I was one lonely pre-teen when we arrived at seminary housing in Mill Valley, California. We had taken Route 66, pulling a U-haul trailer behind our big old white Dodge with no air conditioner. Actually, I loved the trip to California. It was the settling in that caused my grief. It was late July, but San Francisco Bay seemed to fog in whatever the season. I lay in my twin bed in the living room of our two-bedroom apartment and soaked in the sadness of foghorn warnings wafting across the water from The City.
A song, “Stranger on the Shore,” was popular on the radio at the time. I identified with it, but if I sang it at all, it was very quiet or only to myself.
Here I stand, watching the tide go out, So all alone and blue, just dreaming dreams of you. I watched your ship as it sailed out to sea Taking all my dreams and taking all of me.
By the time I reached the ending question of the lyrics, I usually wept.
Why, oh why, must I go on like this? Shall I just be a lonely Stranger on the shore?"
I hear my mother singing a Hank Williams song in her apartment above the study where I write.
Hear that lonesome whippoorwill He sounds too blue to fly. That midnight train is whining low. I'm so lonesome I could cry.
Mom can sing a sad song and not sound sorrowful. That’s because she never gets lonely, she told me. Mercy. I could cry right now just thinking of the rest of the lyrics.
I've never seen a night so long When time goes crawling by. The moon just went behind the clouds To hide its face and cry.
I’m sure Mom would be surprised if I told her now the depth of my sadness when I walked in to my first seventh-grade classroom. When all the students were seated, the teacher asked some personal questions like, “What elementary school did you attend?,” and “Is your father the ‘Doctor’ Fields?” The one directed to me was, “Where are you from?”
“Lebanon, Tennessee,” I said, “about thirty miles northeast of Nashville.”
She smiled, kids snickered, some even mimicking. I sank. After that moment, my conversation was limited to required responses for the four months I attended Mill Valley Junior High.
I remember talking to only one other student, a girl who ate lunch with me. Everyone brought lunch from home. We sat on benches in a courtyard outside unless it was raining, and then we ate in our classrooms. To this day, I wonder why that particular girl chose me. I don’t remember her name.
Teachers seemed unapproachable. When my math teacher found out I was leaving for another school during the Christmas break, she said, “That’s why I don’t like you seminary kids. You’re always leaving.”
***
Lately the moon has been spectacular. The December moon phases were brighter than usual, placed against that backdrop of a shade slightly deeper and more shimmering than Sherwin Williams’ Moscow Night.
One late December night, Dixie and I took to the front yard for the last potty opportunity before bed. The moon was full and far away. My pup padded around as far as the leash and a few of my steps would take her.
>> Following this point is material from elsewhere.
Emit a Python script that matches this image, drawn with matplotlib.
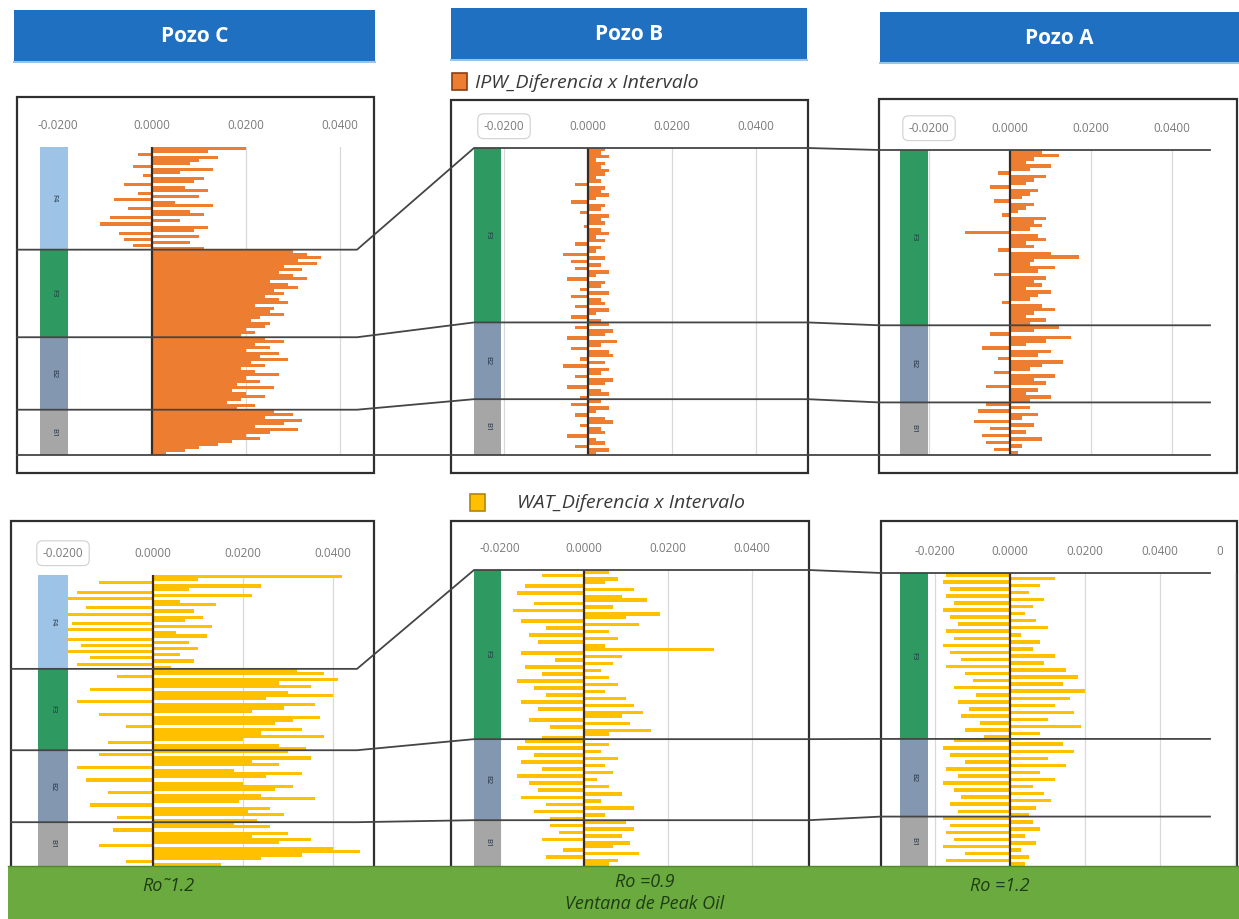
"""
IPW / WAT diferencia x intervalo - correlacion Pozo C, B, A
"""

import matplotlib
matplotlib.use("Agg")
import matplotlib.pyplot as plt
import numpy as np
from matplotlib.patches import Rectangle
from matplotlib.lines import Line2D
from matplotlib.transforms import blended_transform_factory

plt.rcParams["font.family"] = ["Open Sans", "DejaVu Sans"]

W, H = 1239, 919

wells = ["Pozo C", "Pozo B", "Pozo A"]
well_formations = {
    "Pozo C": ["F4", "F3", "B2", "B1"],
    "Pozo B": ["F3", "B2", "B1"],
    "Pozo A": ["F3", "B2", "B1"],
}
form_colors = {"F4": "#9DC3E6", "F3": "#2E9A62", "B2": "#8497B0", "B1": "#A6A6A6"}
tick_vals = [-0.02, 0.0, 0.02, 0.04, 0.06]
tick_labels = ["-0.0200", "0.0000", "0.0200", "0.0400", "0.0600"]
ro_labels = ["Ro\u02dc1.2", "Ro =0.9\nVentana de Peak Oil", "Ro =1.2"]

# values in 1e-3 units, top to bottom, one list per formation
ipw_c_f4 = [20, 12, -3, 14, 10, 8, -4, 13, 6, -2, 11, 9, -6, 7, 12, -3, 10, -8, 5, 13,
            -5, 8, 11, -9, 6, -11, 12, 9, -7, 10, -6, 8, -4, 11]
ipw_c_f3 = [30, 33, 36, 31, 35, 28, 32, 27, 30, 33, 25, 29, 31, 26, 28, 24, 27, 29, 22, 26,
            25, 28, 23, 21, 25, 24, 20, 22, 19]
ipw_c_b2 = [24, 28, 22, 25, 20, 27, 23, 29, 21, 24, 19, 22, 27, 20, 23, 18, 26, 17, 20, 24,
            19, 16, 22, 18]
ipw_c_b1 = [26, 30, 24, 32, 28, 22, 31, 25, 20, 23, 17, 14, 10, 7, 3]

ipw_b_f3 = [4, 3, 5, 2, 4, 3, 5, 4, 2, 3, -3, 4, 3, 5, 2, -4, 4, 3, -2, 5,
            3, 4, -1, 3, 5, 2, 4, -3, 3, 2, -6, 4, -4, 3, -3, 5, 2, -5, 4, 3,
            -2, 5, -4, 3, 4, -3, 5, 2, -4, 3]
ipw_b_b2 = [5, -3, 6, 4, -5, 7, 3, -4, 5, 6, -2, 4, -6, 5, 3, -3, 6, 4, -5, 3, 5, -2]
ipw_b_b1 = [3, -4, 5, 2, -3, 4, 6, -2, 3, 4, -5, 2, 4, -3, 5, 2]

ipw_a_f3 = [8, 12, 6, 4, 10, 5, -3, 9, 6, 4, -5, 7, 5, 3, -4, 6, 4, 2, -2, 9,
            6, 8, 5, -11, 7, 9, 4, 6, -3, 10, 17, 6, 5, 11, 7, -4, 9, 6, 8, 4,
            10, 7, 5, -2, 8, 11, 6, 4, 9, 5]
ipw_a_b2 = [12, 6, -5, 15, 9, 4, -7, 10, 7, -3, 13, 8, 5, -4, 11, 6, 9, -6, 7, 4, 10, 5]
ipw_a_b1 = [-6, 5, -8, 7, 3, -9, 6, -5, 4, -7, 8, -6, 3, -4, 2]

wat_c_f4 = [42, 10, -12, 24, 8, -17, 22, -20, 6, 14, -15, 9, -22, 11, 7, -18, 13, -21, 5, 12,
            -19, 8, -16, 10, -22, 6, -14, 9, -17, 4]
wat_c_f3 = [32, 38, -8, 41, 28, 35, -14, 30, 40, 25, -17, 36, 29, 22, -12, 37, 31, 27, -6, 33,
            24, 38, 20, -10, 28, 34]
wat_c_b2 = [30, -12, 35, 22, 28, -17, 18, 33, 25, -15, 20, 31, 27, -10, 24, 36, 19, -14, 26, 21,
            29, -8, 23]
wat_c_b1 = [18, 26, -9, 30, 22, 35, 28, -12, 40, 46, 33, 24, -6, 15]

wat_b_f3 = [6, -10, 8, 5, -14, 12, -16, 9, 15, -12, 7, -17, 18, 10, -15, 13, -9, 6, -13, 8,
            -11, 5, 31, -15, 9, -7, 7, -14, 4, -10, 6, -16, 8, -12, 5, -9, 10, -15, 12, -11,
            14, 9, -13, 11, -8, 16, 6, -10]
wat_b_b2 = [-14, 6, -16, 4, -12, 8, -15, 5, -10, 7, -16, 3, -13, 6, -11, 9, -15, 4, -9, 12,
            -12, 5, -8]
wat_b_b1 = [10, -8, 12, -6, 9, -10, 11, 7, -5, 13, -9, 8, 6]

wat_a_f3 = [-17, 12, -18, 8, -16, 5, -17, 9, -15, 6, -18, 4, -16, 7, -14, 10, -17, 3, -15, 8,
            -18, 6, -16, 12, -13, 9, -17, 15, -12, 18, -10, 14, -15, 20, -9, 16, -14, 12, -11, 17,
            -13, 10, -8, 19, -12, 8, -7]
wat_a_b2 = [-15, 14, -18, 17, -16, 10, -12, 15, -17, 8, -14, 12, -18, 6, -15, 9, -13, 11, -16, 7,
            -14, 5]
wat_a_b1 = [-18, 6, -16, 8, -17, 4, -15, 7, -18, 3, -12, 5, -17, 4]

series = {
    "IPW": {"Pozo C": [ipw_c_f4, ipw_c_f3, ipw_c_b2, ipw_c_b1],
            "Pozo B": [ipw_b_f3, ipw_b_b2, ipw_b_b1],
            "Pozo A": [ipw_a_f3, ipw_a_b2, ipw_a_b1]},
    "WAT": {"Pozo C": [wat_c_f4, wat_c_f3, wat_c_b2, wat_c_b1],
            "Pozo B": [wat_b_f3, wat_b_b2, wat_b_b1],
            "Pozo A": [wat_a_f3, wat_a_b2, wat_a_b1]},
}
series_colors = {"IPW": "#ED7D31", "WAT": "#FFC000"}
series_edges = {"IPW": "#8A3E10", "WAT": "#B38600"}
legend_text = {"IPW": "IPW_Diferencia x Intervalo", "WAT": "WAT_Diferencia x Intervalo"}

# layout in pixels (box = x0, y0, x1, y1 ; ax = left, right, top, bottom ; clip = right edge of plot area)
layout = {
    ("IPW", "Pozo C"): dict(box=(17, 97, 374, 473), ax=(40, 368, 147, 455), zero=152, step=94, col=28, boxed=False, clip=374),
    ("IPW", "Pozo B"): dict(box=(451, 100, 808, 473), ax=(474, 800, 148, 455), zero=588, step=84, col=27, boxed=True, clip=808),
    ("IPW", "Pozo A"): dict(box=(879, 99, 1237, 473), ax=(900, 1215, 150, 455), zero=1010, step=81, col=28, boxed=True, clip=1237),
    ("WAT", "Pozo C"): dict(box=(11, 521, 374, 890), ax=(38, 368, 575, 866), zero=153, step=90, col=30, boxed=True, clip=374),
    ("WAT", "Pozo B"): dict(box=(451, 521, 809, 890), ax=(474, 800, 570, 866), zero=584, step=84, col=27, boxed=False, clip=809),
    ("WAT", "Pozo A"): dict(box=(881, 521, 1237, 890), ax=(900, 1237, 573, 866), zero=1010, step=75, col=28, boxed=False, clip=1223),
}
headers = {"Pozo C": (14, 10, 375, 62), "Pozo B": (451, 8, 807, 60), "Pozo A": (880, 12, 1239, 63)}
legend_pos = {"IPW": (452, 73, 475, 83), "WAT": (470, 494, 517, 503)}
ro_pos = [(168, 886), (645, 893), (1000, 886)]

fig = plt.figure(figsize=(W / 100, H / 100), dpi=100)
bg = fig.add_axes([0, 0, 1, 1], zorder=0)
bg.set_xlim(0, W)
bg.set_ylim(H, 0)
bg.axis("off")
fg = fig.add_axes([0, 0, 1, 1], zorder=10)
fg.set_xlim(0, W)
fg.set_ylim(H, 0)
fg.axis("off")
fg.patch.set_visible(False)

# headers
for well in wells:
    x0, y0, x1, y1 = headers[well]
    bg.add_patch(Rectangle((x0, y0), x1 - x0, y1 - y0, facecolor="#1F70C1", edgecolor="none"))
    bg.plot([x0, x1], [y1, y1], color="#9DC3E6", lw=1.5)
    bg.text((x0 + x1) / 2, (y0 + y1) / 2 + 1, well, color="white", fontsize=15,
            fontweight="bold", ha="center", va="center")

panel_axes = {}
for key in ["IPW", "WAT"]:
    sx, sy, tx, ty = legend_pos[key]
    bg.add_patch(Rectangle((sx, sy), 15, 17, facecolor=series_colors[key],
                           edgecolor=series_edges[key], lw=1.2))
    bg.text(tx, ty, legend_text[key], fontsize=14, style="italic", color="#3A3A3A",
            ha="left", va="center")

    for well in wells:
        lay = layout[(key, well)]
        bx0, by0, bx1, by1 = lay["box"]
        bg.add_patch(Rectangle((bx0, by0), bx1 - bx0, by1 - by0, facecolor="white",
                               edgecolor="#2F2F2F", lw=1.6))
        clip_rect = Rectangle((bx0, by0), lay["clip"] - bx0, by1 - by0, transform=bg.transData)
        left, right, top, bottom = lay["ax"]
        ax = fig.add_axes([left / W, 1 - bottom / H, (right - left) / W, (bottom - top) / H], zorder=2)
        ax.patch.set_visible(False)
        for sp in ax.spines.values():
            sp.set_visible(False)

        groups = series[key][well]
        vals = np.concatenate([np.asarray(g, dtype=float) for g in groups]) * 1e-3
        n = len(vals)
        ax.barh(np.arange(n), vals, height=1.0, color=series_colors[key], lw=0, zorder=2)
        ax.set_ylim(n - 0.5, -0.5)
        xlo = (left - lay["zero"]) / lay["step"] * 0.02
        xhi = (right - lay["zero"]) / lay["step"] * 0.02
        ax.axvline(0, color="#3B2A1E", lw=1.6, zorder=3)

        shown = [(v, t) for v, t in zip(tick_vals, tick_labels) if xlo <= v <= xhi]
        ax.set_xticks([v for v, _ in shown])
        ax.set_xticklabels([t for _, t in shown])
        ax.set_xlim(xlo, xhi)
        ax.xaxis.tick_top()
        ax.tick_params(axis="x", length=0, pad=11, labelsize=8.5, labelcolor="#7A7A7A")
        ax.set_yticks([])
        ax.grid(axis="x", color="#D9D9D9", lw=0.9)
        ax.set_axisbelow(True)
        labels = ax.get_xticklabels()
        if lay["boxed"]:
            labels[0].set_bbox(dict(boxstyle="round,pad=0.5", fc="white", ec="#D0D0D0", lw=0.8))
        for lbl in labels:
            lbl.set_clip_path(clip_rect)

        # formation column
        trans = blended_transform_factory(ax.transAxes, ax.transData)
        cw = lay["col"] / (right - left)
        start = 0
        for form, g in zip(well_formations[well], groups):
            ax.add_patch(Rectangle((0, start - 0.5), cw, len(g), transform=trans,
                                   facecolor=form_colors[form], edgecolor="none", zorder=4))
            ax.text(cw / 2, start - 0.5 + len(g) / 2, form, transform=trans, rotation=270,
                    fontsize=5.5, color="#1F2F40", ha="center", va="center", zorder=5)
            start += len(g)
        panel_axes[(key, well)] = (ax, groups)

    # correlation lines between wells
    to_px = fg.transData.inverted()

    def boundary_y(well, form_idx_end):
        ax, groups = panel_axes[(key, well)]
        k = sum(len(g) for g in groups[:form_idx_end])
        return to_px.transform(ax.transData.transform((0, k - 0.5)))[1]

    bounds = [(1, 0), (2, 1), (3, 2), (4, 3)]
    if key == "WAT":
        bounds = bounds[:3]
    lc, lb, la = layout[(key, "Pozo C")], layout[(key, "Pozo B")], layout[(key, "Pozo A")]
    for ci, bi in bounds:
        yc = boundary_y("Pozo C", ci)
        yb = boundary_y("Pozo B", bi)
        ya = boundary_y("Pozo A", bi)
        xs = [lc["box"][0], 357, lb["ax"][0], lb["box"][2], la["box"][0], 1210]
        ys = [yc, yc, yb, yb, ya, ya]
        fg.add_line(Line2D(xs, ys, color="#454545", lw=1.3, zorder=3))

# green band
fg.add_patch(Rectangle((8, 866), W - 8, H - 866, facecolor="#6BAA3E", edgecolor="none", zorder=6))
fg.plot([8, W], [866, 866], color="#4E8A2A", lw=1.0, zorder=7)
for (x, y), txt in zip(ro_pos, ro_labels):
    fg.text(x, y, txt, fontsize=13, style="italic", color="#1E3D16", ha="center",
            va="center", linespacing=1.25, zorder=8)

fig.savefig("out.png", dpi=100)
I watched the moon.
A few lonesome spells always seem to hit me around the holidays. For some reason, I started humming Stranger on the Shore. I remembered that feeling of being disconnected and unwanted, a totally invalid emotion for all the joy and family around me.
Then I remembered a song the Mill Valley Junior High Chorus sang that December, one day before my last day at Mill Valley Junior High. We walked, in a group, from hall to hall. Our school had no cafeteria and no auditorium of any kind.
I loved chorus. No one talked about my Southern accent there. We just sang. Mr. Stahlmann, our director, asked me to sing one verse of our selection alone–a solo, a capella. My heart beat almost out of my chest as I wondered why he chose me for this part, but I knew I could sing well.
This song, No Candle Was There and No Fire, was old and strange. I researched two of the antique words of the song. Between kine and effulgence, effulgence was my favorite.
We hadn’t practiced in the halls and I was mesmerized by the echo of my own voice filling one long, lonely space.
But the moon gave a radiance divine, And the stars an effulgence bright. And the only sound to be heard Was the lowing of kine in the night And the sighing of wind in the trees, and the flapping of angel wings.
The next day, that last day before we moved from Mill Valley, kids in my home room whispered and looked at me. Finally, one boy asked from across several rows of desks, “Was that you, you know, singing real high?”
“Yes,” I said, not daring to meet his eyes for long.
“Well, it was real good,” he said.
One by one, ten or so of the other classmates joined in. “That was so pretty,” “I wish I could sing like that,” and “Man, you sounded like you were far away.”
The last girl to comment said, “But I could still hear your accent.”
I thought, “Yeah, and I was far away, but you can’t take this away from me– I was effulgence bright.”